Desafios para práticas de reciclagem
Com base em diversos estudos, a Bain reuniu os quatro principais fundamentos que interferem no sucesso das práticas de reciclagem:
Legislação: os países estão em estágios muito diferentes da evolução da legislação sobre resíduos. Em geral, a UE está mais adiantada, mas a China e alguns estados pioneiros dos EUA já começaram a implementar uma agenda robusta, que tem aumentado suas taxas de reciclagem. No Brasil, 77% da população espera que a legislação seja mais rigorosa com as empresas no que se refere às iniciativas de sustentabilidade. Atualmente, é exigido que pelo menos 22% das embalagens sejam recicladas, porém não há discriminação de materiais. Isso dificulta a criação de incentivos para a reciclagem de insumos que não sejam o papelão e o alumínio.
Infraestrutura: a infraestrutura de gestão de resíduos para produtos embalados varia de acordo com o país e abrange a fabricação, descarte pós-consumo, coleta/triagem e reciclagem/descarte. O Reino Unido e a UE alcançaram altas taxas de coleta formal, triagem e reciclagem dos materiais mais importantes, enquanto que Brasil e China apresentam baixas taxas de coleta e triagem formal, possibilitada por vários participantes pequenos e principalmente informais.
Tecnologia: inovações tecnológicas podem minimizar a geração de resíduos, melhorar a descarbonização e a gestão de resíduos inevitáveis. Reciclagem e substituição por vidro, metal e papel reciclados são as soluções com maior probabilidade de crescimento até 2030. Outra aliada será a reciclagem mecânica, que vem se tornando mais eficaz e deve ser a tecnologia dominante até 2030. A tecnologia também pode ser implementada para separar os resíduos, como as estações de separação de materiais secundários (MRFs), que ainda são apenas duas na América Latina, e estão em funcionamento em São Paulo.

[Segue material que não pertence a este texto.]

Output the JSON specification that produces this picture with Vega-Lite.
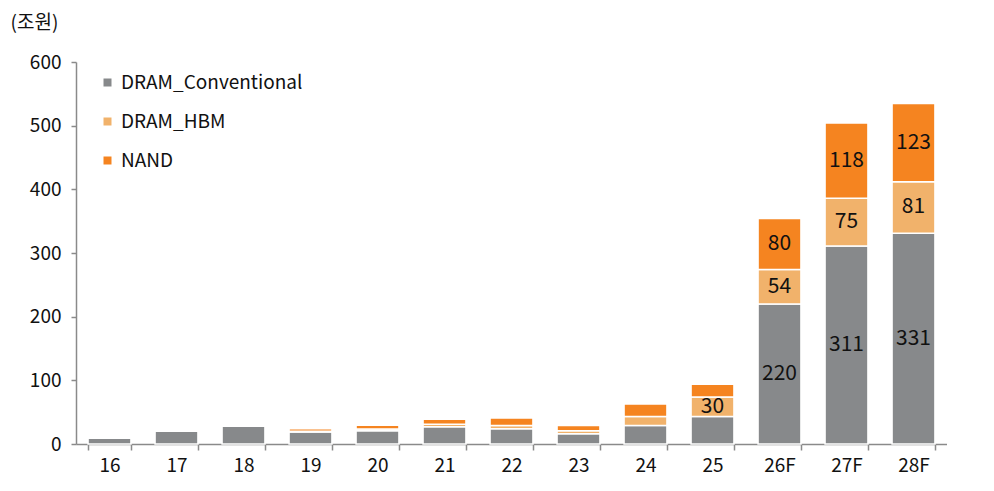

Consumidor e varejistas: os consumidores estão cada vez mais conscientes dos desafios da sustentabilidade e dizem que estão mais dispostos a agir. No entanto, existem questões importantes que impedem a mudança de comportamento do consumidor. Embora a conscientização esteja aumentando, muitos clientes ainda não estão totalmente confiantes em sua capacidade de mudar seu comportamento. Isso acontece em grande parte pela conveniência, uma vez que a adoção de práticas mais sustentáveis exige maior esforço dos consumidores. Outro fator a considerar é que diferentes segmentos de consumidores tendem a se envolver em níveis diferenciados. Enquanto cerca de 40% dos consumidores relatam que se preocupam com o planeta na Europa e nos EUA, apenas 14% dos consumidores europeus e 8% dos consumidores dos norte-americanos consideram questões ambientais, sociais e de governança corporativa (ESG) como critérios de compra.
Cenários prováveis para as embalagens
A Bain aponta três cenários plausíveis sobre como as embalagens sustentáveis de bens de consumo poderiam ser em 2030 nos mercados dos EUA, Reino Unido/UE, China e Brasil:
uma economia em que os avanços no comportamento do consumidor levarão a uma mudança para materiais alternativos e apresentação de novos produtos (neste cenário, as empresas não devem depender muito da reciclagem);
um avanço na circularidade trazido por evolução principalmente em legislação, infraestrutura e tecnologia, levando ao desenvolvimento da indústria de reciclagem;
uma mudança verde na qual os avanços em todos os quatro fundamentos reduzem a demanda de materiais e remodelam a cadeia de valor para um fluxo circular.
Embalagens circuláveis
A transformação sustentável de embalagens é uma agenda complexa. Como em qualquer outra transformação estratégica, o envolvimento da alta administração é fundamental para definir as prioridades, alocar recursos, promover mudanças comportamentais e engajar todas as partes interessadas na jornada.
Executivos de bens de consumo veem a oportunidade de transformar as embalagens como uma forma de avançar em direção às suas metas de circularidade e reduzir as emissões. Eles reconhecem que há muito em jogo, porém, se traçarem caminho por meio da adoção de uma abordagem sistemática, poderão dar os maiores saltos em direção a um futuro sustentável.